There are lots of handy resources online to help you master wordplay mixing, and the best DJ tutorials will break down the techniques in detail.


3. Beat Juggling

Learning how to DJ with vinyl is a great way to experience a more tactile approach to DJing with a hands-on sense of timing.

It’s been a staple approach to the art form since DJing began and remains hugely popular among DJs who want access to an archive of records.

One of the most popular DJing techniques with vinyl is beat juggling, which bears a resemblance to the aforementioned sample mixing.

Beat juggling requires the DJ to isolate two or more samples, and then use these to create a unique composition by jumping between them.

Vocal phrases and drums are often used for beat juggling, although bass tracks and other elements can also be used to great effect.

Once the first sample or phrase has played on one record, the DJ quickly moves to the second track’s sample by using the crossfader.

Then, while this second sample is playing, they spin the initial track back to the starting position and then transition back with the fader.

While the technique is usually associated with vinyl DJs in the hip-hop world, it’s not necessarily limited to this style and genre.

Indeed, many DJ controllers can be used to perform beat juggling, whether using CDJs or contemporary digital audio files.


2. Performance Pad Live Sets

Understanding audio mixing techniques and the music production process isn’t a requirement for being a great DJ, but it certainly helps.

If you’re learning how to become a DJ producer and want to use this knowledge to improve your sets, performance pad live sets are essential.

Some DJ controllers feature performance pads as standard, while Ableton Live controllers are dedicated to this process.

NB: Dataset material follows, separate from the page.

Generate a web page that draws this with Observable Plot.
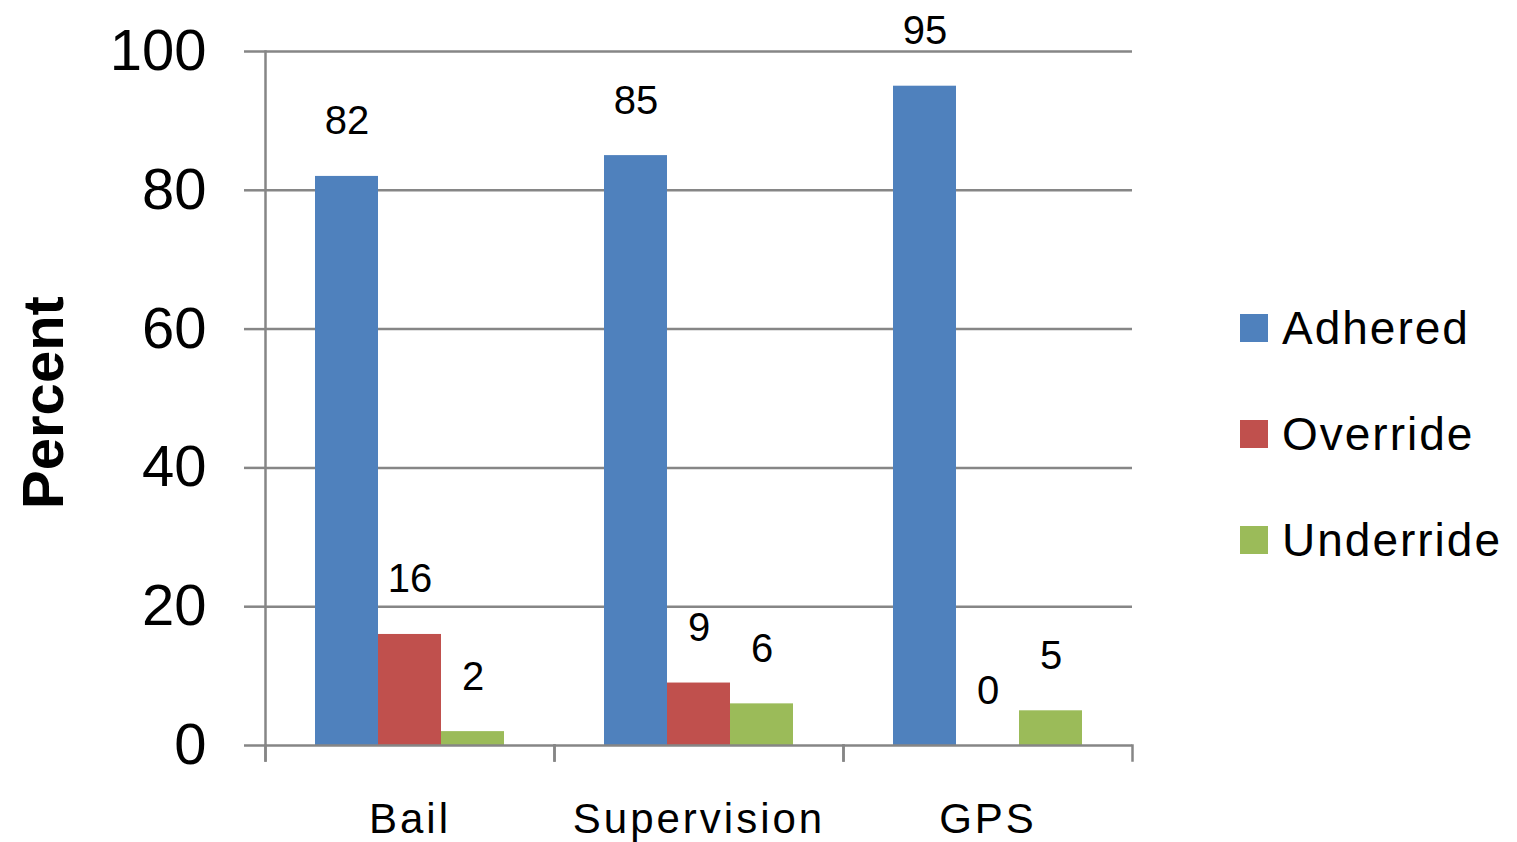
<!DOCTYPE html>
<html>
<head>
<meta charset="utf-8">
<script src="https://cdn.jsdelivr.net/npm/d3@7"></script>
<script src="https://cdn.jsdelivr.net/npm/@observablehq/plot@0.6"></script>
<style>
  body { margin: 0; background: #fff; font-family: "Liberation Sans", Arial, sans-serif; }
  #wrap { position: relative; width: 1517px; height: 842px; }
  #legend { position: absolute; left: 1240px; top: 275px; }
  #legend .item { display: flex; align-items: center; height: 106px; }
  #legend .sw { width: 28px; height: 28px; margin-right: 14px; }
  #legend .lab { font-size: 46px; letter-spacing: 2px; color: #000; line-height: 1; }
  g[aria-label="value labels"] text { letter-spacing: 3px; }
  g[aria-label="fx-axis tick label"] text { letter-spacing: 3px; }
</style>
</head>
<body>
<div id="wrap"><div id="chart"></div><div id="legend"></div></div>
<script>
// Share of cases where the guideline was adhered to, overridden or underridden
const categories = ["Bail", "Supervision", "GPS"];
const series = ["Adhered", "Override", "Underride"];
const adhered = [82, 85, 95];
const override = [16, 9, 0];
const underride = [2, 6, 5];
const colors = ["#4F81BD", "#C0504D", "#9BBB59"];
const yTicks = [0, 20, 40, 60, 80, 100];
const yLabel = "Percent";

const valuesBySeries = [adhered, override, underride];
const rows = categories.flatMap((cat, i) =>
  series.map((s, j) => ({cat, series: s, value: valuesBySeries[j][i]}))
);

const W = 1517, H = 842;
const mTop = 51, mBottom = 97, mLeft = 264, mRight = 384;
const plotH = H - mTop - mBottom;
const axisGray = "#868686";
const tickLen = 15;

const chart = Plot.plot({
  width: W,
  height: H,
  marginTop: mTop,
  marginBottom: mBottom,
  marginLeft: mLeft,
  marginRight: mRight,
  style: {fontFamily: "'Liberation Sans', Arial, sans-serif", color: "#000", background: "#fff"},
  fx: {domain: categories, padding: 0},
  x: {domain: series, paddingInner: 0, paddingOuter: 0.78, axis: null},
  y: {domain: [0, 100]},
  color: {domain: series, range: colors},
  marks: [
    Plot.ruleY(yTicks.filter(d => d > 0), {stroke: axisGray, strokeWidth: 2.5}),
    Plot.barY(rows, {fx: "cat", x: "series", y: "value", fill: "series"}),
    Plot.ruleY([0], {stroke: axisGray, strokeWidth: 2.5}),
    // category boundary ticks below the baseline
    Plot.frame({anchor: "left", stroke: axisGray, strokeWidth: 2.5, insetTop: plotH, insetBottom: -tickLen}),
    Plot.frame({anchor: "right", stroke: axisGray, strokeWidth: 2.5, insetTop: plotH, insetBottom: -tickLen}),
    // value axis line
    Plot.frame({anchor: "left", fx: () => categories[0], stroke: axisGray, strokeWidth: 2.5, insetBottom: -tickLen}),
    Plot.axisY({ticks: yTicks, tickSize: 21, tickPadding: 38, fontSize: 58, label: null,
      stroke: axisGray, strokeWidth: 2.5, fill: "#000"}),
    Plot.axisFx({anchor: "bottom", tickSize: 0, tickPadding: 58, fontSize: 42, label: null, fill: "#000"}),
    Plot.text(rows, {fx: "cat", x: "series", y: "value", text: d => String(d.value),
      dy: -42, lineAnchor: "bottom", fontSize: 40, fill: "#000", ariaLabel: "value labels"}),
    Plot.text([yLabel], {fx: () => categories[0], frameAnchor: "left", textAnchor: "middle",
      rotate: -90, dx: -221, dy: 4, fontSize: 58, fontWeight: "bold", fill: "#000", ariaLabel: "y-axis title"})
  ]
});
document.getElementById("chart").appendChild(chart);

// legend
const legend = d3.select("#legend");
series.forEach((s, i) => {
  const item = legend.append("div").attr("class", "item");
  item.append("div").attr("class", "sw").style("background", colors[i]);
  item.append("div").attr("class", "lab").text(s);
});
</script>
</body>
</html>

This can be as simple as using samples, as we’ve explored earlier, or bringing more adventurous elements to the DJing experience.

DJs such as Derrick Carter and Frankie Knuckles pioneered the use of drum machines combined with vinyl mixing in their sets.

With performance pads, drums, and other loops can be quickly triggered and looped and blur the line between DJing and production.

If you know how to play the piano, you can combine performance pad live sets with MIDI keyboards and introduce live chords and melodies.

The result is potentially groundbreaking sets combining creative effects and loops that complement your choice of music.


1. Multi-Deck Mixing

Our final pick for essential DJ mixing techniques you can add to your repertoire is multi-deck mixing and combining several tracks at once.

This technique, developed by some of the best techno DJs over several decades, is particularly effective when creating long transitions.

One way to achieve this is to select tracks for your sets that feature long intros and outros that offer plenty of breathing room for mixing.

Alternatively, DJs can create the same sense of space by carefully using the loop function on their controller to draw out specific tracks.

On the other hand, tracks with complex melodies and vocals are harder to integrate into multi-deck mixing since they can create more conflicts.

It also requires tight and precise EQing and avoiding having too many sounds playing at once since this can also become messy.

These pitfalls can be largely avoided by learning your tracks by heart and understanding which portions work and which don’t.

Judicious use of sound effects such as delays and reverb can also help with creating multi-deck mixes that sound impressive.

With Pioneer’s OPUS QUAD DJ controller revolutionizing the potential for multi-deck sets, it’s a great time to begin learning this technique.



Learning how to master more advanced DJing techniques is essential for making a mark, and this guide will give you plenty of room to develop.

While some of these techniques cater to club DJs, others can be handy for mobile and wedding DJs looking for tighter transition methods.

Once you begin mastering one new technique, you can try combining it with other methods to further expand your live DJ sets.